Defining what makes a “good” model

Central to developing and evaluating an analytic model is the definition of what constitutes a “good model.”  At FICO, we view it as the dimensions of good.
 
Let’s take fraud models as an example. What makes one model look high-performing may be misleading if that performance degrades quickly.  A model that stops more fraud dollars may look better at first, until you notice substantial good dollars were impacted.  A model may have a high overall fraud detection rate, but may not be catching enough of the fraud types you consider most important. 

One of the classic measurements for fraud models is the percentage of fraud accounts detected at a particular account false positive ratio, where the account false positive ratio is defined as the number of good accounts flagged for each true fraud detected.  Although this measurement provides one view of cost/benefit, it is not without challenges, since the false positive ratio is dependent on fraud rate.  A typical variation to this metric would be a value detection rate vs. account false positive ratio, where value is now recast as the percentage of fraud dollars detected.

While these metrics are standard for fraud, there’s more to consider in the dimensions of good.  One notable deficiency is that the metrics above don’t include monetary cost associated with the good accounts flagged.  To get at a better cost/benefit estimate, you could look at the percentage of fraud dollars detected vs. the percentage non-fraud dollars flagged.  By using interchange rates, you then can determine when the pursuit of fraud dollars comes at a much larger expense of blocked good dollars.  The frustrating reality is that some fraud is more expensive to stop (in terms of impacted good customers) than simply taking the fraud loss.

Analytic experts understand that you can’t measure a model by detection performance alone.  Care needs to be taken when building the model to ensure robustness and stability to reasonable levels of shifts and changes in production data. 

As an example, a model that shows a huge increase in fraud detection over last year’s model typically means that last year’s model was poorly designed since it degraded so quickly.  Extensive tests on out-of-time data, sensitivity analysis, or even simulating possible shifts in data can help determine the sensitivity to changes in the production data.  An overly sensitive model points to one that was over-trained or contains variables poorly chosen by the modeler.
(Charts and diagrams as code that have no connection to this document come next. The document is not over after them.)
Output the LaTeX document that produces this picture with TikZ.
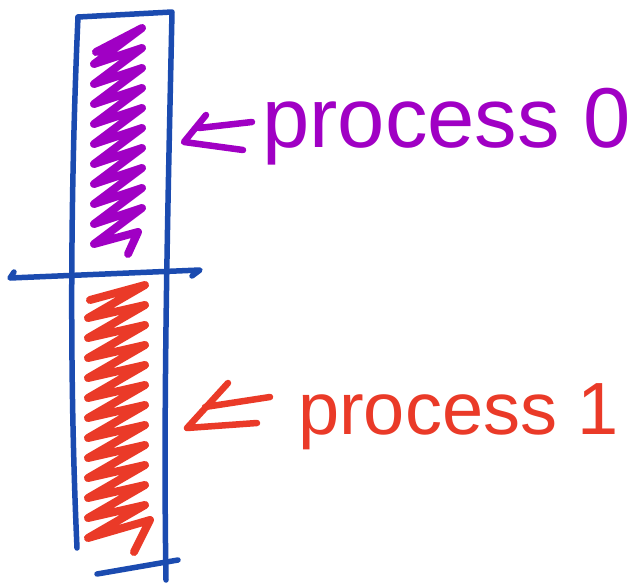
\documentclass[tikz,border=0pt]{standalone}
\usepackage{fontspec}
\setmainfont{Liberation Sans}
\definecolor{inkblue}{HTML}{1B4BB0}
\definecolor{inkpurple}{HTML}{A000C4}
\definecolor{inkred}{HTML}{EA3A28}
\begin{document}
\begin{tikzpicture}[x=1pt,y=-1pt,line cap=round,line join=round,
  frame/.style={draw=inkblue,line width=5.5pt},
  scribble/.style={line width=8pt},
  tag/.style={inner sep=0pt,anchor=base west}]
  \useasboundingbox (0,0) rectangle (637,586);
  % outline of the array
  \draw[frame] (78,17) -- (172,12) .. controls (168,200) and (163,400) .. (166,580);
  \draw[frame] (78,17) .. controls (72,150) and (68,350) .. (77,548);
  \draw[frame] (97,574) -- (178,560);
  \draw[frame] (14,272) -- (10,278) -- (200,270) -- (192,276);
  % hatched parts
  \draw[scribble,inkpurple] (96,52) \foreach \i in {0,...,9} {-- (142,28+20*\i) -- (94,64+20*\i)} -- (138,232) -- (128,254);
  \draw[scribble,inkred] (90,300) \foreach \i in {0,...,11} {-- (145,285+20*\i) -- (88,318+20*\i)} -- (150,520) -- (134,552);
  % labels
  \coordinate (tip0) at (184,142);
  \draw[scribble,inkpurple,line width=6.5pt] (206,115) -- (tip0) -- (243,150) (199,128) -- (252,122);
  \node[tag,text=inkpurple,font=\fontsize{85}{90}\selectfont] (lab0) at (262,147) {process 0};
  \coordinate (tip1) at (187,428);
  \draw[scribble,inkred,line width=6.5pt] (228,383) -- (tip1) -- (257,423) (205,407) -- (270,397);
  \node[tag,text=inkred,font=\fontsize{74}{80}\selectfont] (lab1) at (298,434) {process 1};
\end{tikzpicture}
\end{document}
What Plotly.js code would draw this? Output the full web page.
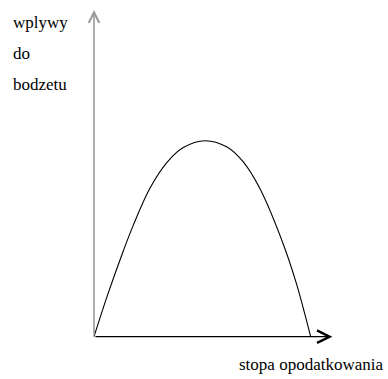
<!DOCTYPE html>
<html>
<head>
<meta charset="utf-8">
<script src="https://cdn.plot.ly/plotly-3.0.1.min.js"></script>
<style>
  html, body { margin: 0; padding: 0; background: #fff; }
  #laffer { width: 388px; height: 379px; }
</style>
</head>
<body>
<div id="laffer"></div>
<script>
// krzywa Laffera - stopa podatku (0..100) vs wplywy (szczyt = 100)
var stopa  = [0, 6, 13.5, 18.1, 25.8, 33.5, 41.2, 51.2, 61.2, 68.8, 76.5, 87.2, 93.4, 100];
var wplywy = [0, 20.4, 43.7, 56.8, 75.7, 88.7, 96.5, 100, 96.9, 89.3, 75.7, 47.7, 27.2, 0];

var osX = 110;    // koniec osi stopy
var osY = 166.7;  // koniec osi wplywow

var tytulY = ['wplywy', 'do', 'bodzetu'];
var tytulX = 'stopa opodatkowania';

var serif = '"Liberation Serif", "Times New Roman", Times, serif';

var trace1 = {
  x: stopa,
  y: wplywy,
  type: 'scatter',
  mode: 'lines',
  line: {color: 'black', width: 1.1, shape: 'spline', smoothing: 1},
  hoverinfo: 'skip',
  showlegend: false
};

var annotations = [
  // os pozioma
  {x: osX, y: 0, ax: 0, ay: 0, xref: 'x', yref: 'y', axref: 'x', ayref: 'y',
   text: '', showarrow: true, arrowhead: 5, arrowsize: 1.9, arrowwidth: 1.3,
   arrowcolor: 'black', standoff: 0, startstandoff: 0},
  // os pionowa
  {x: 0, y: osY, ax: 0, ay: 0, xref: 'x', yref: 'y', axref: 'x', ayref: 'y',
   text: '', showarrow: true, arrowhead: 5, arrowsize: 1.3, arrowwidth: 1.6,
   arrowcolor: '#999999', standoff: 0, startstandoff: 0},
  {x: 1, y: 0, xref: 'paper', yref: 'paper',
   xanchor: 'right', yanchor: 'bottom', xshift: -3, yshift: 3,
   text: tytulX, showarrow: false, font: {family: serif, size: 17, color: 'black'}}
];

tytulY.forEach(function(t, i) {
  annotations.push({
    x: 0, y: 1, xref: 'paper', yref: 'paper', xanchor: 'left', yanchor: 'middle',
    xshift: 11, yshift: -22 - i * 31,
    text: t, showarrow: false, font: {family: serif, size: 17, color: 'black'}
  });
});

var layout = {
  width: 388,
  height: 379,
  margin: {t: 0, b: 0, l: 0, r: 0},
  paper_bgcolor: 'white',
  plot_bgcolor: 'white',
  showlegend: false,
  xaxis: {range: [-43.4, 135.7], visible: false, fixedrange: true},
  yaxis: {range: [-21.6, 171.8], visible: false, fixedrange: true},
  annotations: annotations
};

Plotly.newPlot('laffer', [trace1], layout, {displayModeBar: false, staticPlot: true});
</script>
</body>
</html>
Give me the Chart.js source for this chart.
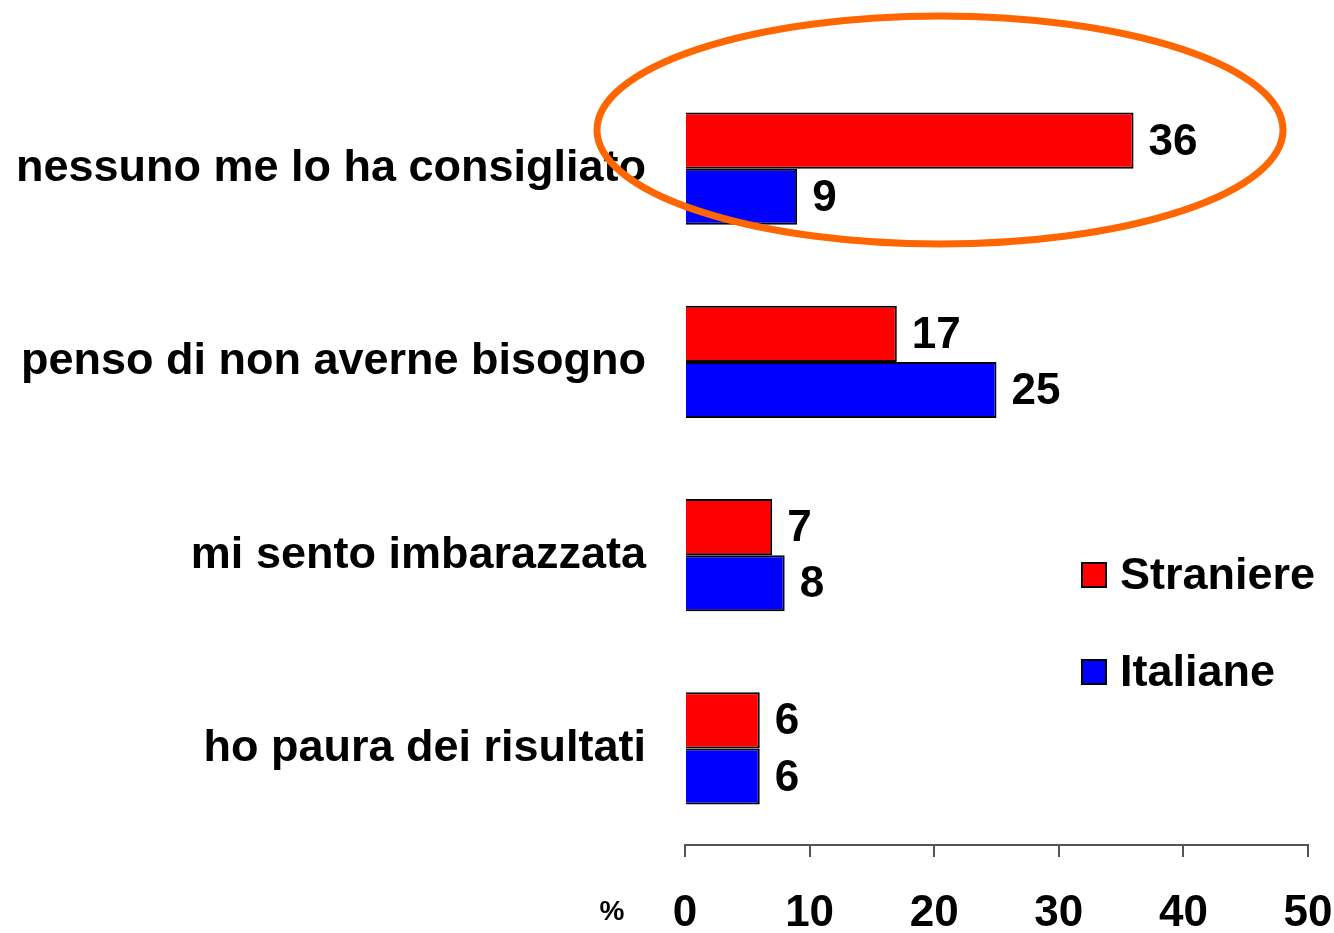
<!DOCTYPE html>
<html>
<head>
<meta charset="utf-8">
<script src="https://cdn.jsdelivr.net/npm/chart.js@4.4.0/dist/chart.umd.min.js"></script>
<style>
  html, body { margin: 0; padding: 0; background: #fff; }
  #wrap { width: 1334px; height: 933px; }
</style>
</head>
<body>
<div id="wrap"><canvas id="myChart" width="1334" height="933"></canvas></div>
<script>
// data
const categories = ["nessuno me lo ha consigliato", "penso di non averne bisogno", "mi sento imbarazzata", "ho paura dei risultati"];
const straniere = [36, 17, 7, 6];
const italiane = [9, 25, 8, 6];
const seriesNames = ["Straniere", "Italiane"];
const xTicks = [0, 10, 20, 30, 40, 50];

const FONT = "'Liberation Sans', Arial, Helvetica, sans-serif";

// value labels at the end of each bar
const valueLabels = {
  id: "valueLabels",
  afterDatasetsDraw(chart) {
    const ctx = chart.ctx;
    ctx.save();
    ctx.font = "bold 44px " + FONT;
    ctx.fillStyle = "#000";
    ctx.textAlign = "left";
    ctx.textBaseline = "middle";
    chart.data.datasets.forEach((ds, i) => {
      chart.getDatasetMeta(i).data.forEach((bar, j) => {
        ctx.fillText(ds.data[j], bar.x + 15, bar.y + 2);
      });
    });
    ctx.restore();
  }
};

// legend drawn over the plot, plus the % label and the orange ring
const extras = {
  id: "extras",
  afterDraw(chart) {
    const ctx = chart.ctx;
    ctx.save();
    const items = chart.data.datasets;
    const lx = 1082, ly = [575, 672];
    ctx.font = "bold 45px " + FONT;
    ctx.textBaseline = "middle";
    items.forEach((ds, i) => {
      ctx.fillStyle = ds.backgroundColor;
      ctx.fillRect(lx, ly[i] - 12, 24, 24);
      ctx.lineWidth = 2;
      ctx.strokeStyle = "#000";
      ctx.strokeRect(lx, ly[i] - 12, 24, 24);
      ctx.fillStyle = "#000";
      ctx.fillText(ds.label, lx + 38, ly[i] + 2);
    });
    ctx.font = "bold 28px " + FONT;
    ctx.textAlign = "center";
    ctx.fillText("%", 612, 912);
    ctx.beginPath();
    ctx.ellipse(940, 130, 343, 114, 0, 0, Math.PI * 2);
    ctx.lineWidth = 7;
    ctx.strokeStyle = "#ff6600";
    ctx.stroke();
    ctx.restore();
  }
};

const ctx = document.getElementById("myChart").getContext("2d");
const chart = new Chart(ctx, {
  type: "bar",
  data: {
    labels: categories,
    datasets: [
      {
        label: seriesNames[0],
        backgroundColor: "#ff0000",
        borderColor: "#000",
        borderWidth: 2,
        data: straniere
      },
      {
        label: seriesNames[1],
        backgroundColor: "#0000ff",
        borderColor: "#000",
        borderWidth: 2,
        data: italiane
      }
    ]
  },
  options: {
    indexAxis: "y",
    responsive: false,
    animation: false,
    devicePixelRatio: 1,
    layout: { padding: { top: 72, right: 0, bottom: 0, left: 0 } },
    datasets: { bar: { barPercentage: 1, categoryPercentage: 0.58 } },
    plugins: {
      legend: { display: false },
      tooltip: { enabled: false }
    },
    scales: {
      x: {
        min: 0,
        max: 50,
        afterBuildTicks(axis) { axis.ticks = xTicks.map(v => ({ value: v })); },
        afterFit(axis) { axis.height = 88; axis.paddingRight = 26; axis.paddingLeft = 0; },
        grid: { drawOnChartArea: false, drawTicks: true, tickLength: 12, color: "#555", lineWidth: 2 },
        border: { display: true, color: "#555", width: 2 },
        ticks: { color: "#000", font: { family: FONT, size: 44, weight: "bold" }, padding: 30, maxRotation: 0 }
      },
      y: {
        afterFit(axis) { axis.width = 685; },
        grid: { display: false },
        border: { display: false },
        ticks: { color: "#000", font: { family: FONT, size: 45, weight: "bold" }, padding: 31 }
      }
    }
  },
  plugins: [valueLabels, extras]
});
</script>
</body>
</html>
Other dimensions of good to consider include:

• Determining the impact to high-value customers by computing the future present value of the customer.  You can then determine the percentage of high-value customers that are being impacted by a model.  By understanding this percentage, you can take action to reduce false positives associated with high-value customers. 
• Monitoring the time to detect fraud in terms of the average number of transactions, or even average fraud loss per incidence year to year. 
• Monitoring performance on segments of fraud, such as card present vs. card not-present.  An issuer typically is not responsible for the loss on card-not-present fraud, and thus less interested in these cases being flagged by the model.

When modeling complex problems like fraud, there is no simple way to define what makes a “good model." Evaluating the most effective model means always considering multiple dimensions of good.